Corley v. State

ON MOTION FOR REHEARING

MORRISON, Judge.

In our original opinion we did not discuss Appellant’s Bill of Exception No. 25.

The witness Baber testified for the appellant that he had sold the calves to Harris and that appellant had been present when the calves were unloaded. This was the extent of his direct examination. On cross-examination the state elicited from the witness the fact that he had had a prior arrangement with Harris to steal the calves from the Slaughter ranch where he worked and bring them to him. He was then asked if he had not, in answer to appellant’s question, told him where he had gotten the calves. He replied that he had not. He was then asked if he *513had not told Humphreys, Hollar and the special prosecutor that he had informed the appellant that the calves had come from the Slaughter ranch. This he denied. He was then asked if he had not told the same parties that the appellant had offered to bribe him to let him (the appellant) drive through the Slaughter ranch. This he denied. It should be noted here that the only possible implication from these last questions was that the appellant knew the calves were stolen and wanted to steal some more cattle himself. Surely the state had the right to prove this fact if they could from the witness Baber or from any other source consistent with the rules of evidence. But let us proceed to determine how they did prove it in this case.

The witness Humphreys was called in rebuttal and, over the appellant’s objection, permitted to testify that he and Hollar and the special prosecutor had talked to the witness Baber before the instant trial and that Baber had told them that he had informed the appellant that the calves had come from the Slaughter ranch and that appellant had offered him $50.00 to let him (the appellant) drive through the Slaughter ranch.

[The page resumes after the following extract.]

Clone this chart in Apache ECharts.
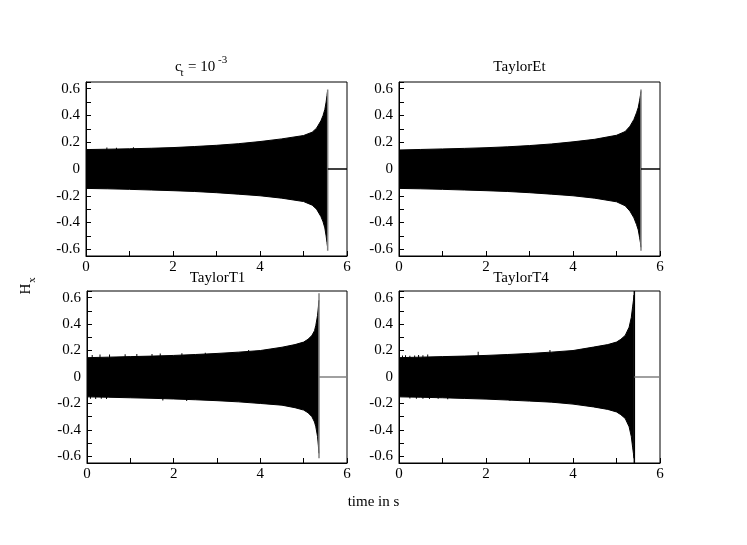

This manner of proof would appear to be in violation of the rule so concisely stated by Judge Lattimore in Austin v. State, 95 Texas Cr. Rep. 417, 254 S.W. 795, as follows, “ ... if the State seeks to draw out new matter from a defense witness on cross-examination, and fails to elicit the desired answer, it is error to allow the State to impeach such witness by proof of the desired facts by other witnesses, and thus get hearsay evidence before the jury.”

In Wells v. State, 43 Texas Cr. Rep. 451, 67 S.W. 1020, the witness Pafford testified that he had seen one Cummins in the absence of the accused and that Cummins had reported to him that the appellant had told him (Cummins) that he was going to commit the offense. Both the appellant and his witness Cummins denied that the statement had been made. In reversing the conviction, this court said, “If Cummins was placed on the stand to prove the statement as having been made by the appellant, and denied it, Cummins could not then be impeached by showing that he (Cummins) had told Pafford that defendant had made the statement.”

In Casey v. State, 49 Texas Cr. Rep. 174, 90 S.W. 1018, the appellant offered the witness Laura Casey, who was cross-examined about certain statements she was alleged to have made to others about matters not brought out on direct examination. *514Laura denied having made such statements. This court held that this was failure of proof and that it was error to permit other witnesses to testify that Laura had made the statements to them.

In Mitchell v. State, 84 Texas Cr. Rep. 36, 204 S.W. 767, this court, in considering this type of evidence, said, “It was not Mrs. Mitchell testifying, or any other witness testifying, to what defendant said, but it was Mrs. Kemper testifying to what Mrs. Mitchell said the defendant said, which was denied by Mrs. Mitchell.”

We quote from Lewis v. State, 108 Texas Cr. Rep. 258, 1 S.W. 2d 298:

“The bill shows that Ted Jones, a witness for appellant, had testified to material facts bearing on the issue of self-defense; that upon cross-examination of said witness by the state he was asked if he had not told Officer Timmons that appellant told him (Jones) that he (appellant) was going to kill him a negro by Christmas; that the witness Jones denied making such statement to Timmons; and that Timmons was then placed upon the stand by the state and testified that Jones made the statement to him. As shown by the bill, appellant was not present at the time Timmons had the conversation with Jones. Moreover, the bill shows that the matter had not been gone into by appellant. In our original opinion we discussed the matter complained of in this bill in the light of appellant’s objection that the testimony was improper, in that it was an effort on the part of the state to impeach the witness on an immaterial and collateral matter. We note now that the bill shows that appellant also objected to the testimony on the ground that it was hearsay. This objection was well taken. The testimony was hearsay, and was inadmissible even for the, purpose of impeaching the witness. See Mitchell v. State, 84 Texas Cr. R. 36, 204 S.W. 767. It is obvious that the facts elicited from the witness Timmons, under the guise of impeaching the witness Jones, were calculated to prejudice appellant.”

It cannot be said that this evidence was admissible, even though hearsay, in order to impeach Baber because the issue in the instant trial was not whether Baber or the officers were telling the truth but rather whether the appellant had acquired the calf involved in this prosecution feloniously.

*515The danger of permitting such evidence is apparent and calls for a reversal of this conviction. Accordingly, the motion for rehearing is granted; the judgment of affirmance is set aside; and the judgment is now reversed and the cause remanded.